The sector has an alignment with inclusive growth aims via support for veterans and training for future jobs, community benefits and employment reach into SIMD 10 and 20 areas. This is very positive for communities and society and the sector should continue to engage and if possible increase further this important activity.
A specific project which aims to support inclusive growth is the recent Housing, Construction and Infrastructure (HCI) Skills Gateway within the South East Scotland City Region Deal . This is funded by Scottish government and is an eight year project 2019-2027. The projects brings together HE, FE, local authorities, industry and government organisations to maximise an inclusive growth approach towards job entry short courses, upskilling and advanced skills to support better workforce diversity and employment opportunities. Some SLWG members suggested that such an approach should be incorporated across Scotland. Scottish government may wish to consider how other regions and City Deals could benefit from a similar approach for Skills Gateways to be incorporated in their future programmes.

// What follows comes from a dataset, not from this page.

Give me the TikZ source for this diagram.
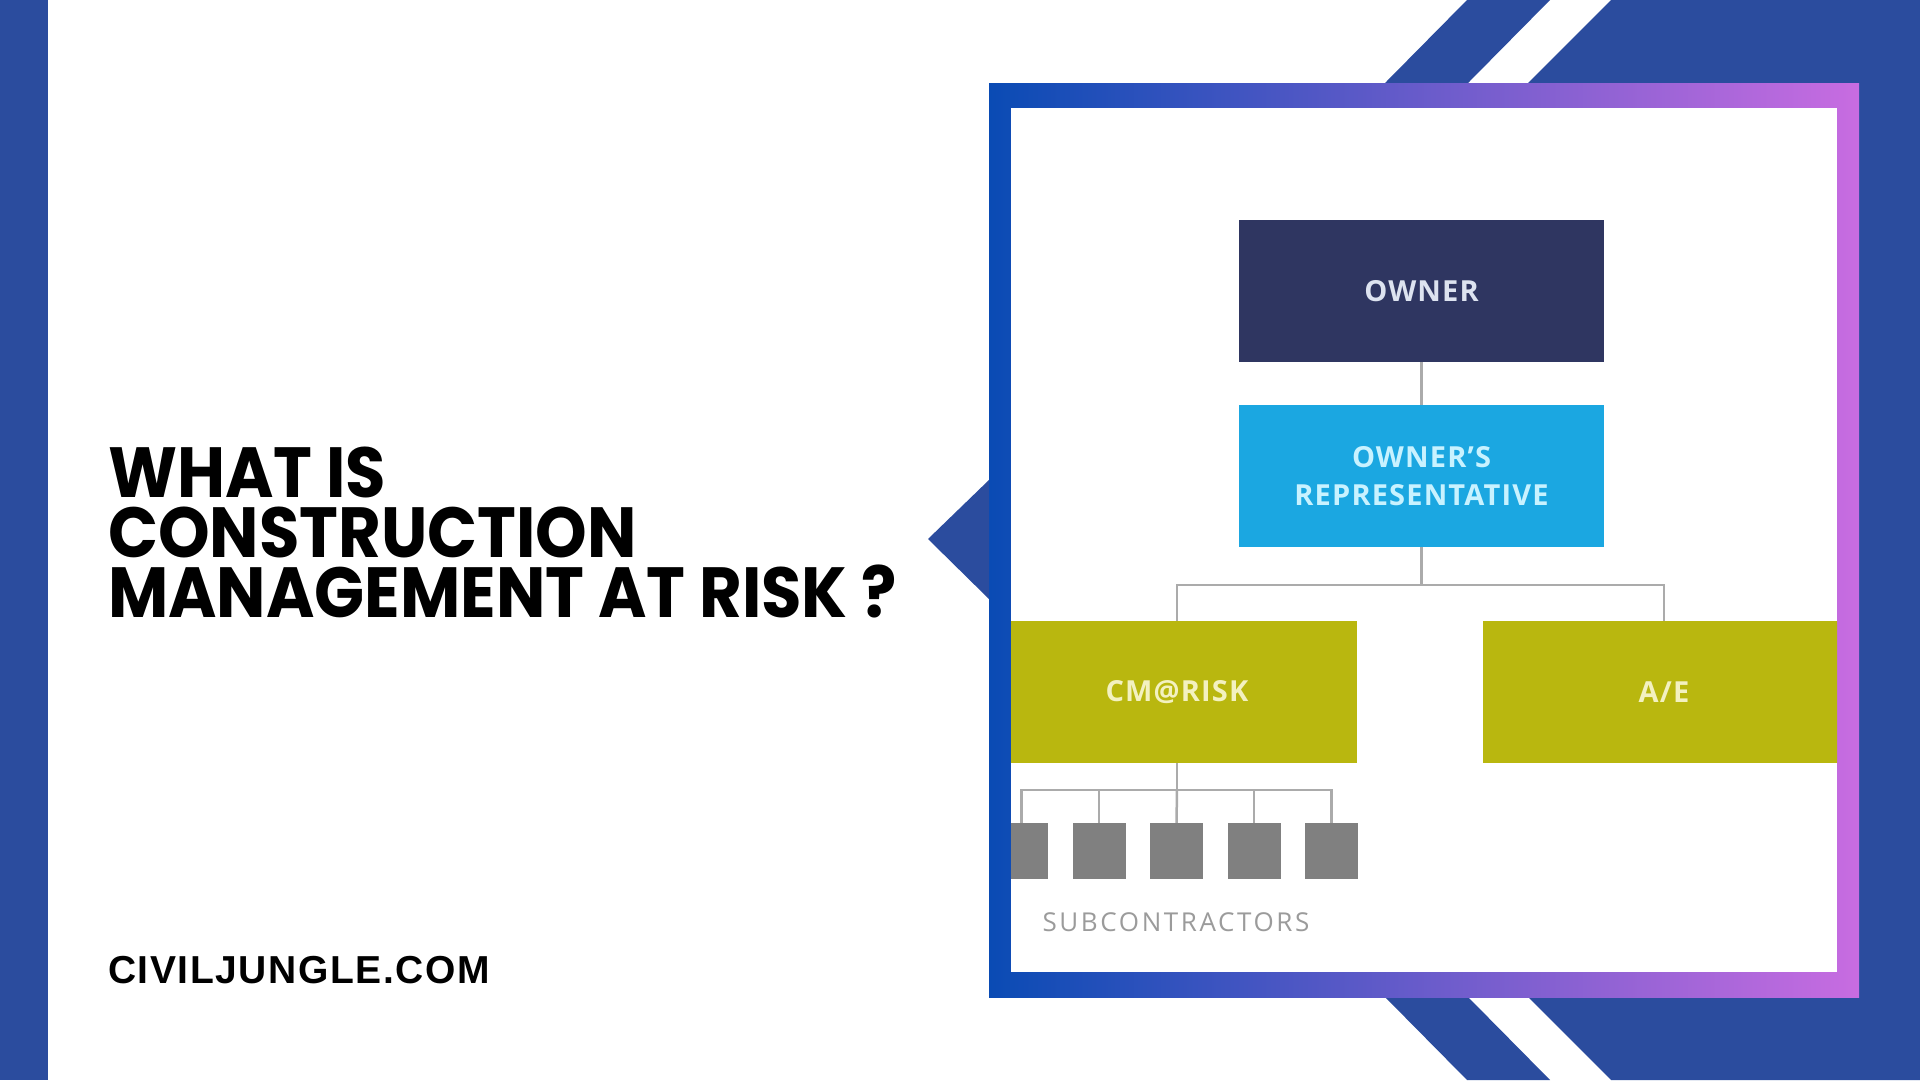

Finally, given the competition with other industry sectors to attract new talent and entrants the construction sector as a whole may wish to consider taking a lead on incorporation of the ‘living wage’ approach. If other employment sectors shift in this direction and the construction sector lags behind this may further compound attracting new entrants and talent in future.
R.3.1 Review and clarity of the quantity of Scottish Government construction skills funding actually reaching sector for training and specifically SMEs.
R.3.2 Fairness in approach across apprentices would be positive for the sector and be attractive to new entrants to the industry.
R.3.3 A greater clarity for industry on outcomes of their contributions to the apprenticeship levy.
R.3.4 Investment in resources / capex for FE sector to deliver future levels, quantity and quality of future skills training required, such as adaptable training facilities.
R.3.5 Pre-apprenticeship support should be enhanced to maintain high completion rates and be used as a tool for attracting diverse markets for future skills / jobs needs.